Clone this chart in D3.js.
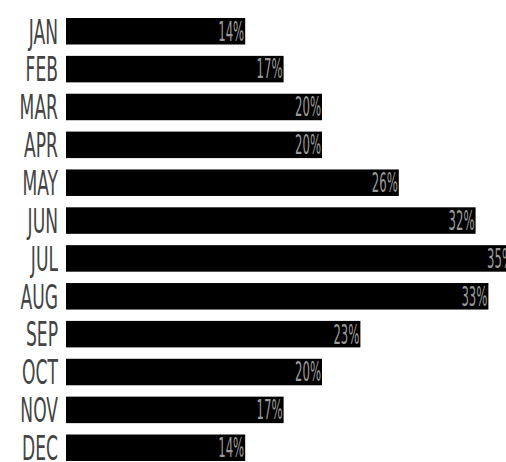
==
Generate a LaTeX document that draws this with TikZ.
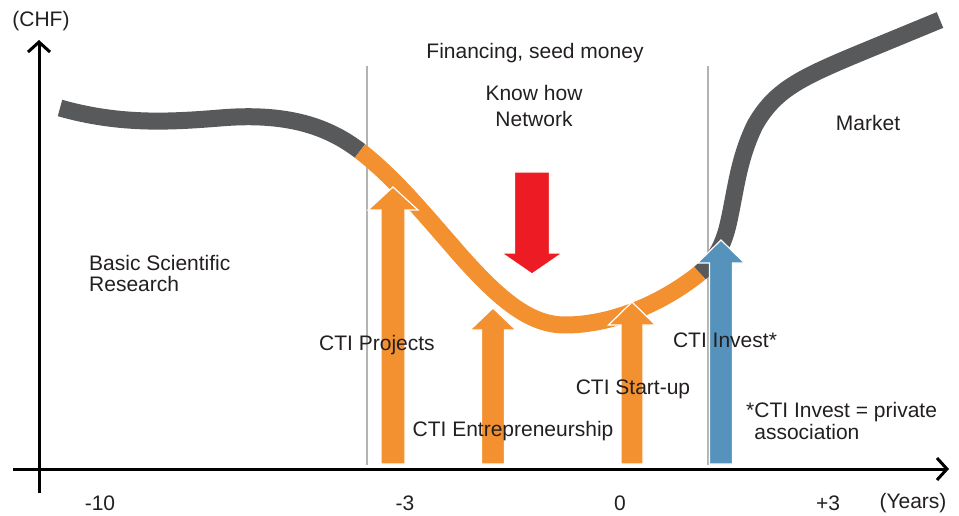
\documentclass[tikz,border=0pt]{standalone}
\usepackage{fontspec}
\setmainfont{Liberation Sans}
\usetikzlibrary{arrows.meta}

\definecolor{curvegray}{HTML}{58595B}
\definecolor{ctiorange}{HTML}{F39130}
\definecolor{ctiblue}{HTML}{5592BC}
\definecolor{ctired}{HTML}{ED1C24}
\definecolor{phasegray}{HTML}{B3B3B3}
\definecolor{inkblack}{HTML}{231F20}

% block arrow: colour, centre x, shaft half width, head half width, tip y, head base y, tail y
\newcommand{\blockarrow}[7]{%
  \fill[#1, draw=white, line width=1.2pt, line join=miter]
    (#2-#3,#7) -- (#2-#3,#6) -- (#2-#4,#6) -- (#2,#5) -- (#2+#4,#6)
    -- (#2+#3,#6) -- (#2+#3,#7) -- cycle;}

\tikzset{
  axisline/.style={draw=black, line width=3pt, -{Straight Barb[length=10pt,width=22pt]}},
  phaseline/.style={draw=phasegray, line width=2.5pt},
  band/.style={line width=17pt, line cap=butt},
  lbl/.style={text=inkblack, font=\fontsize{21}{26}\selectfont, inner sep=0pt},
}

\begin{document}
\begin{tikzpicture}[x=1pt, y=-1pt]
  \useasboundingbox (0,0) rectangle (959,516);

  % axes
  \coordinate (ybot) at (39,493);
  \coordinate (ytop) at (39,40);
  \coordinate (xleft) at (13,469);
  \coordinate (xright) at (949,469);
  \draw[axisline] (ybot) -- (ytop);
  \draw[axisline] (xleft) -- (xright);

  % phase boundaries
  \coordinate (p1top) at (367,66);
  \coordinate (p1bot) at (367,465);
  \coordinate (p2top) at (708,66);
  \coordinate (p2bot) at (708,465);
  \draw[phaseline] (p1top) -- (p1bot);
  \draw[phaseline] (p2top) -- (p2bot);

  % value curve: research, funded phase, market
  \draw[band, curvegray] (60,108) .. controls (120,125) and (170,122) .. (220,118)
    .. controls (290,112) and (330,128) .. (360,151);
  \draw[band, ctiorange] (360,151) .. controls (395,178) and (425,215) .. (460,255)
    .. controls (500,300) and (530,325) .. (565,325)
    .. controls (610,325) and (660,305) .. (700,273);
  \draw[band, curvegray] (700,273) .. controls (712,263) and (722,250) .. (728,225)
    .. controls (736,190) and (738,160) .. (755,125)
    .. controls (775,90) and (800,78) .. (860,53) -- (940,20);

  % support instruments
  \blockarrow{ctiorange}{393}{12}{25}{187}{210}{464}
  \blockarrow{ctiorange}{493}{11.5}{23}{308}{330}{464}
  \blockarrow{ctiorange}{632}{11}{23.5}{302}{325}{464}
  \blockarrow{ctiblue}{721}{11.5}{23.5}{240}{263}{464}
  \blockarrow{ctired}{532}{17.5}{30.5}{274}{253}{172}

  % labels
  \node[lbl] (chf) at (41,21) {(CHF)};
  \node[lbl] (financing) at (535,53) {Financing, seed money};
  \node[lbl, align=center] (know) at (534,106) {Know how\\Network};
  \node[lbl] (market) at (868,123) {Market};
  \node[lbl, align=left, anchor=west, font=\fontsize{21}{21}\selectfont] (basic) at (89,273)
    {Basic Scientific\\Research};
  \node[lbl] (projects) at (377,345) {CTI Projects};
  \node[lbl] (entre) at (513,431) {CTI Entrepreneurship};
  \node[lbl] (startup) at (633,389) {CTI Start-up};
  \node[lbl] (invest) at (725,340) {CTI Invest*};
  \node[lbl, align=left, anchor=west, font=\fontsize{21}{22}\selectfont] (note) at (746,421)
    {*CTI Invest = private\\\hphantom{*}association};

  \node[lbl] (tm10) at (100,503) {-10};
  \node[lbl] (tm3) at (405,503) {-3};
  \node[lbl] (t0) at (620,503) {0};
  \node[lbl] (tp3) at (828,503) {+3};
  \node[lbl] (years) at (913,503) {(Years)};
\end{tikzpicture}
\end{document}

WORK INSTRUCTIONS
Repeat exactly the lines above, from the line that contains "Generate a LaTeX" down through the line that contains "(0,0) rectangle (959,516);". Include both of those lines and none of the pictures.

THE RESPONSE
Generate a LaTeX document that draws this with TikZ.
\documentclass[tikz,border=0pt]{standalone}
\usepackage{fontspec}
\setmainfont{Liberation Sans}
\usetikzlibrary{arrows.meta}

\definecolor{curvegray}{HTML}{58595B}
\definecolor{ctiorange}{HTML}{F39130}
\definecolor{ctiblue}{HTML}{5592BC}
\definecolor{ctired}{HTML}{ED1C24}
\definecolor{phasegray}{HTML}{B3B3B3}
\definecolor{inkblack}{HTML}{231F20}

% block arrow: colour, centre x, shaft half width, head half width, tip y, head base y, tail y
\newcommand{\blockarrow}[7]{%
  \fill[#1, draw=white, line width=1.2pt, line join=miter]
    (#2-#3,#7) -- (#2-#3,#6) -- (#2-#4,#6) -- (#2,#5) -- (#2+#4,#6)
    -- (#2+#3,#6) -- (#2+#3,#7) -- cycle;}

\tikzset{
  axisline/.style={draw=black, line width=3pt, -{Straight Barb[length=10pt,width=22pt]}},
  phaseline/.style={draw=phasegray, line width=2.5pt},
  band/.style={line width=17pt, line cap=butt},
  lbl/.style={text=inkblack, font=\fontsize{21}{26}\selectfont, inner sep=0pt},
}

\begin{document}
\begin{tikzpicture}[x=1pt, y=-1pt]
  \useasboundingbox (0,0) rectangle (959,516);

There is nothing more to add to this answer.